> _Listing_:

********

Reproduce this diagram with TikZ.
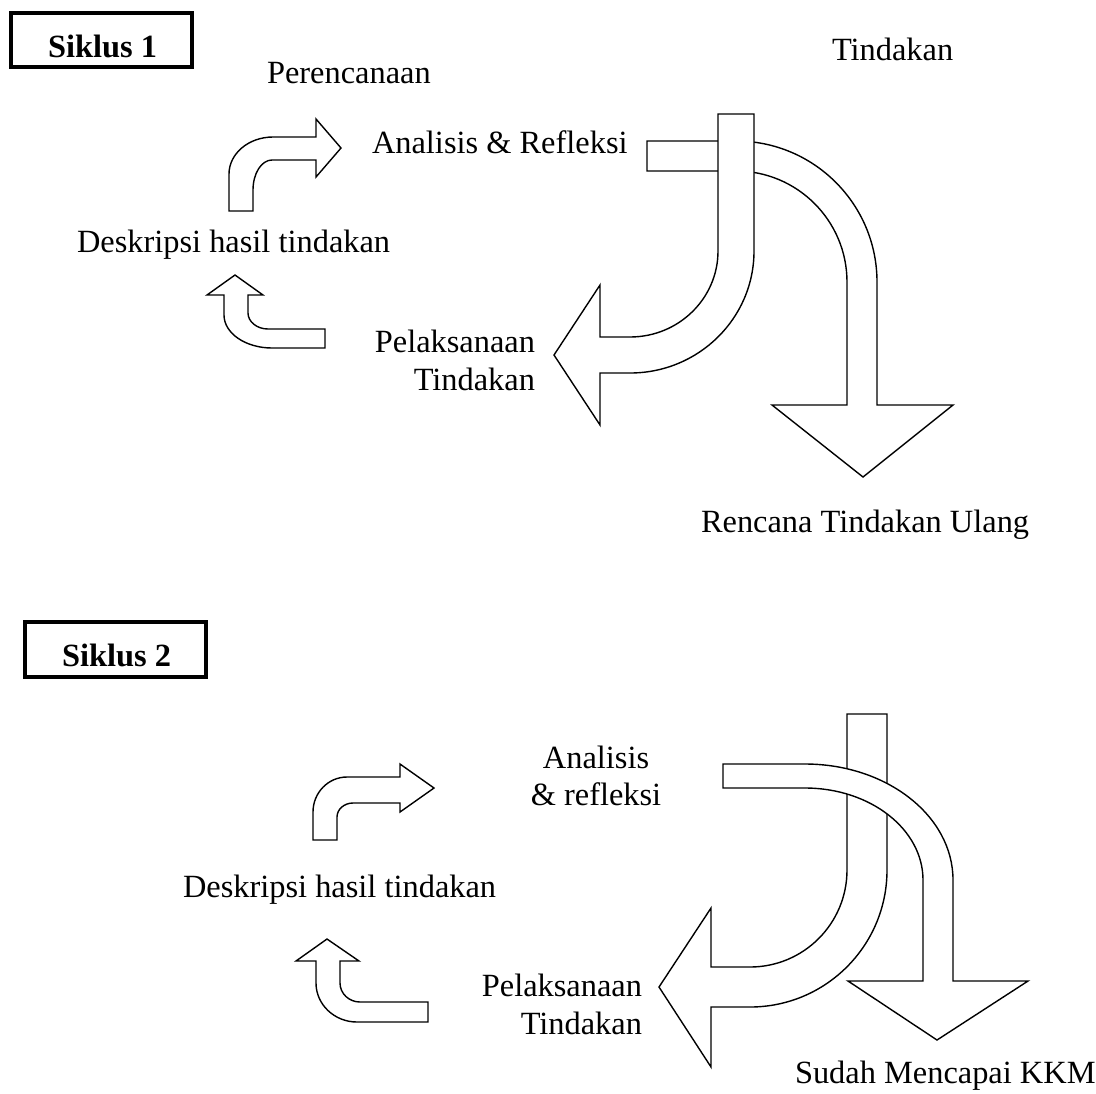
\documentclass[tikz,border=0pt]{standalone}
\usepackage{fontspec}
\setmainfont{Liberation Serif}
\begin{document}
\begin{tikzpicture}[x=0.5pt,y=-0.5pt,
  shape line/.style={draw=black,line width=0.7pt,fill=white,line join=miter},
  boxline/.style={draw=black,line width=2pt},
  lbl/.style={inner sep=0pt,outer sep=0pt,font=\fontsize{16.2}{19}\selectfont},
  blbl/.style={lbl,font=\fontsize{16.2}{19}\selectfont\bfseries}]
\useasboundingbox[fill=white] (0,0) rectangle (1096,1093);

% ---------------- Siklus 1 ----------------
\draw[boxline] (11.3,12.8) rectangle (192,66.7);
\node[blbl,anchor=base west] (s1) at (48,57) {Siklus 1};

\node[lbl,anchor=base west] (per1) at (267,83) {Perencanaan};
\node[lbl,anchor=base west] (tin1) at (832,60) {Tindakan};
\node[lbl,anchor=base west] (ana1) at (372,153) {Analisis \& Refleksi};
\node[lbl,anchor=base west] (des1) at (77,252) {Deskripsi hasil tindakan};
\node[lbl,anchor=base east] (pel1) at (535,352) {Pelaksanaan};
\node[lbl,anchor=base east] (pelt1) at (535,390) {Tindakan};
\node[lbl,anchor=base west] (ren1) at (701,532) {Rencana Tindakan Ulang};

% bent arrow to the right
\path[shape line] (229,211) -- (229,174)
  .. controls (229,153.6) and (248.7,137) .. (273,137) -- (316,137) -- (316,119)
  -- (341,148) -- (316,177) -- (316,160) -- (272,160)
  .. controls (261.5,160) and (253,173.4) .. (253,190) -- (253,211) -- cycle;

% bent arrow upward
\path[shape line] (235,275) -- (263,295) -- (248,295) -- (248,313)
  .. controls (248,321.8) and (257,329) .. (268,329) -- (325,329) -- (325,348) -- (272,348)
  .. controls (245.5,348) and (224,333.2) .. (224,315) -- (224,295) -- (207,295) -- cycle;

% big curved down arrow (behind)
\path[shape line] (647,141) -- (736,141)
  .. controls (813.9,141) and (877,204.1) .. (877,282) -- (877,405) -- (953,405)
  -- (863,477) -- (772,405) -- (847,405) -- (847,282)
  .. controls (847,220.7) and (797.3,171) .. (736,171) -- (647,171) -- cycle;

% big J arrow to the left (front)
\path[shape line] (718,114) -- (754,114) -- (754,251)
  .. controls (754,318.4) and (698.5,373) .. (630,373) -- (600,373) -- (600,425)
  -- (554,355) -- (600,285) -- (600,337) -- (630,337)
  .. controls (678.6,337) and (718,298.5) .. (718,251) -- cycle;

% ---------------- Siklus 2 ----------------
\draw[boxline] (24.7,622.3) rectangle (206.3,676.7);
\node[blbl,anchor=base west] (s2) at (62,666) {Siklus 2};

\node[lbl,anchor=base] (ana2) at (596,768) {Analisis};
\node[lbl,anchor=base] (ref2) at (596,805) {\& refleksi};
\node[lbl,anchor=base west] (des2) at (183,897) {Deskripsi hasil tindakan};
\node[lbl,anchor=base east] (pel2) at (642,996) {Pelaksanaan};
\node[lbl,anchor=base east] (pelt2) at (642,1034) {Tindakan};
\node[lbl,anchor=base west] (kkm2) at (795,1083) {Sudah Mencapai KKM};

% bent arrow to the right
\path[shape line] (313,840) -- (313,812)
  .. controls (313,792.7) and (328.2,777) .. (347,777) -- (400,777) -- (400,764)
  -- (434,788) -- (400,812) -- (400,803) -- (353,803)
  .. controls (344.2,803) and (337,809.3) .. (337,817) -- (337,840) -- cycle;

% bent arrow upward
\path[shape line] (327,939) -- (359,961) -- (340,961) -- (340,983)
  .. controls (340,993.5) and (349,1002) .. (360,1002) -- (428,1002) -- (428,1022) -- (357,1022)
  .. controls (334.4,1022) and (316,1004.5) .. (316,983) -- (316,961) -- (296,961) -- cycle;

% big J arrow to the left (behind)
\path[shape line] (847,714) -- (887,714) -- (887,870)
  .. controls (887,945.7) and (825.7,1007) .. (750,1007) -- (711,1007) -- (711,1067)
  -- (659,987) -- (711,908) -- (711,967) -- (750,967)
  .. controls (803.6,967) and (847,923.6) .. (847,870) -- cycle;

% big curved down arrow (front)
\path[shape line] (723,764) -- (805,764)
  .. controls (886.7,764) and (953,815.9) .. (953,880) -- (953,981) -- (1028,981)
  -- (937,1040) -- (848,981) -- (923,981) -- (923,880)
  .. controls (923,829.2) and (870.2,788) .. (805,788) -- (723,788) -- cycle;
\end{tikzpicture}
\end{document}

********

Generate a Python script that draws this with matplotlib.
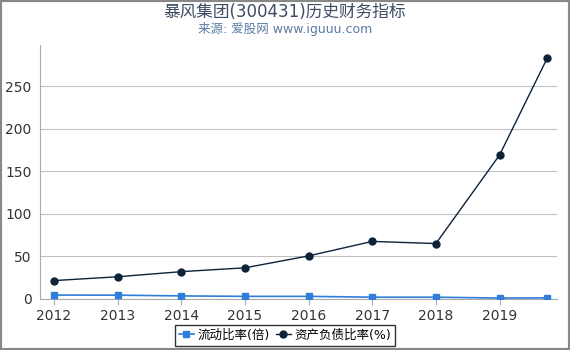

********

Write down exactly what the lines above say, from the line holding "Reproduce this diagram with TikZ." through the line holding "(0,0) rectangle (1096,1093);", and nothing more. Do not copy the pictures.

> _Output for this exercise_:
Reproduce this diagram with TikZ.
\documentclass[tikz,border=0pt]{standalone}
\usepackage{fontspec}
\setmainfont{Liberation Serif}
\begin{document}
\begin{tikzpicture}[x=0.5pt,y=-0.5pt,
  shape line/.style={draw=black,line width=0.7pt,fill=white,line join=miter},
  boxline/.style={draw=black,line width=2pt},
  lbl/.style={inner sep=0pt,outer sep=0pt,font=\fontsize{16.2}{19}\selectfont},
  blbl/.style={lbl,font=\fontsize{16.2}{19}\selectfont\bfseries}]
\useasboundingbox[fill=white] (0,0) rectangle (1096,1093);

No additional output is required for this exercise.